# Another substitiution question

1. Oct 22, 2006

### sapiental

Evaluate the integral

$$\int \frac {1+x}{1+x^2}dx$$

i let u = 1+x
du = dx

so
$$\int \frac {dx}{u^2}du$$

or

$$\int u^-2du$$

$$\frac {-1}{u} + C$$

im not sure if this is right, the only other thing I can think of is to let u = (1+x)/(1+x^2) and then use the quotient rule.

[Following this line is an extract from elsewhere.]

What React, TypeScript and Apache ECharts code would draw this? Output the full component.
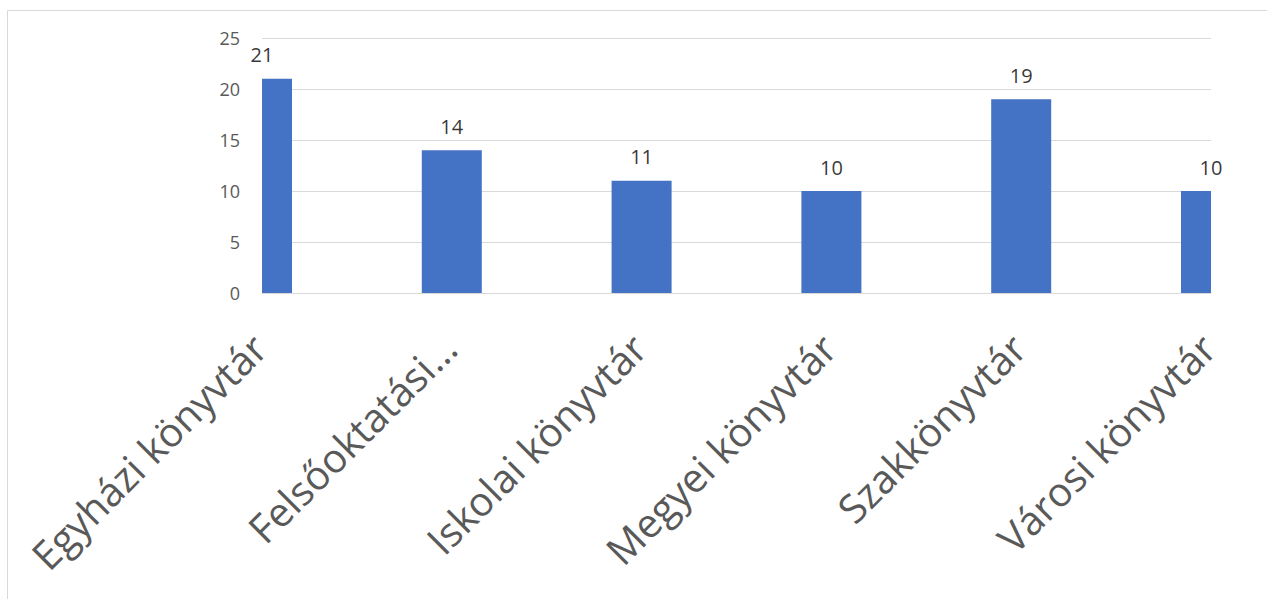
import React, { useEffect, useRef } from "react";
import * as echarts from "echarts";

const categories = [
  "Egyházi könyvtár",
  "Felsőoktatási…",
  "Iskolai könyvtár",
  "Megyei könyvtár",
  "Szakkönyvtár",
  "Városi könyvtár",
];
const values = [21, 14, 11, 10, 19, 10];
const yTicks = [0, 5, 10, 15, 20, 25];

export default function App() {
  const ref = useRef<HTMLDivElement>(null);
  useEffect(() => {
    document.body.style.margin = "0";
    const chart = echarts.init(ref.current!, null, { renderer: "svg" });
    const barW = 60;
    chart.setOption({
      animation: false,
      backgroundColor: "#ffffff",
      textStyle: { fontFamily: "Open Sans" },
      graphic: [
        {
          type: "rect",
          shape: { x: 7.5, y: 10.5, width: 1300, height: 700 },
          style: { fill: "none", stroke: "#d9d9d9", lineWidth: 1 },
          silent: true,
        },
      ],
      grid: { left: 262, right: 56, top: 38, bottom: 306, containLabel: false },
      xAxis: {
        type: "category",
        data: categories,
        boundaryGap: false,
        axisLine: { show: true, lineStyle: { color: "#d9d9d9", width: 1 } },
        axisTick: { show: false },
        splitLine: { show: false },
        axisLabel: {
          interval: 0,
          rotate: 45,
          margin: 45,
          fontSize: 40,
          padding: [0, 4, 0, 0],
          color: "#595959",
          fontFamily: "Open Sans",
        },
      },
      yAxis: {
        type: "value",
        min: yTicks[0],
        max: yTicks[yTicks.length - 1],
        interval: 5,
        axisLine: { show: false },
        axisTick: { show: false },
        splitLine: { lineStyle: { color: "#d9d9d9", width: 1 } },
        axisLabel: { fontSize: 18, color: "#595959", margin: 22, fontFamily: "Open Sans" },
      },
      series: [
        {
          type: "custom",
          data: values.map((v, i) => [i, v]),
          encode: { x: 0, y: 1 },
          renderItem: (params: any, api: any) => {
            const top = api.coord([api.value(0), api.value(1)]);
            const base = api.coord([api.value(0), 0]);
            const cs = params.coordSys;
            const shape = echarts.graphic.clipRectByRect(
              { x: top[0] - barW / 2, y: top[1], width: barW, height: base[1] - top[1] },
              { x: cs.x, y: cs.y - 100, width: cs.width, height: cs.height + 100 }
            );
            if (!shape) return null;
            return { type: "rect", shape, style: { fill: "#4472C4" } };
          },
          z: 2,
        },
        {
          type: "scatter",
          data: values.map((v, i) => [i, v]),
          symbolSize: 0,
          silent: true,
          z: 3,
          label: {
            show: true,
            position: "top",
            distance: 14,
            fontSize: 20,
            color: "#000000",
            fontFamily: "Open Sans",
            formatter: (p: any) => String(p.value[1]),
          },
        },
      ],
    });
    return () => chart.dispose();
  }, []);
  return <div ref={ref} style={{ width: 1267, height: 599 }} />;
}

Any feedback is much appreciated.

Thanks

2. Oct 22, 2006

### arildno

No, it is not right.
$$\int\frac{1+x}{1+x^{2}}dx=\int\frac{dx}{1+x^{2}}+\int\frac{xdx}{1+x^{2}}$$
maybe that helps.

3. Oct 22, 2006

### neutrino

Split the first integral in two.

Btw, u^2 = (1+x)^2 != 1+x^2

4. Oct 22, 2006

### sapiental

hmm, that makes sense. Would I evaluate them like this then?

for the first integral

u = 1 + x
du = dx

and for the second

u = 1 + x^2
then du/2 = xdx

so then

$$\int \frac {1+x}{1+x^2}dx$$ = $$\int \frac {du}{u^2}$$ + $$\int \frac {du}{u}$$

$$\frac {-1}{u}$$ + ln|u| + C

thanks again.

Last edited: Oct 22, 2006
5. Oct 22, 2006

The second one is $$\frac{1}{2} \int \frac{du}{u}$$. As for the first one, note that $$u^2 = (1+x)^2 \neq 1+ x^2$$.

6. Oct 22, 2006

### sapiental

ohhh, I oversee too many details.

Can I just leave the integral $$\int \frac {dx}{1+x^2}$$

the way it is and just take the antiderivative to be tan^-1(x) + C

7. Oct 22, 2006

### arildno

Why should it be problematic to do so?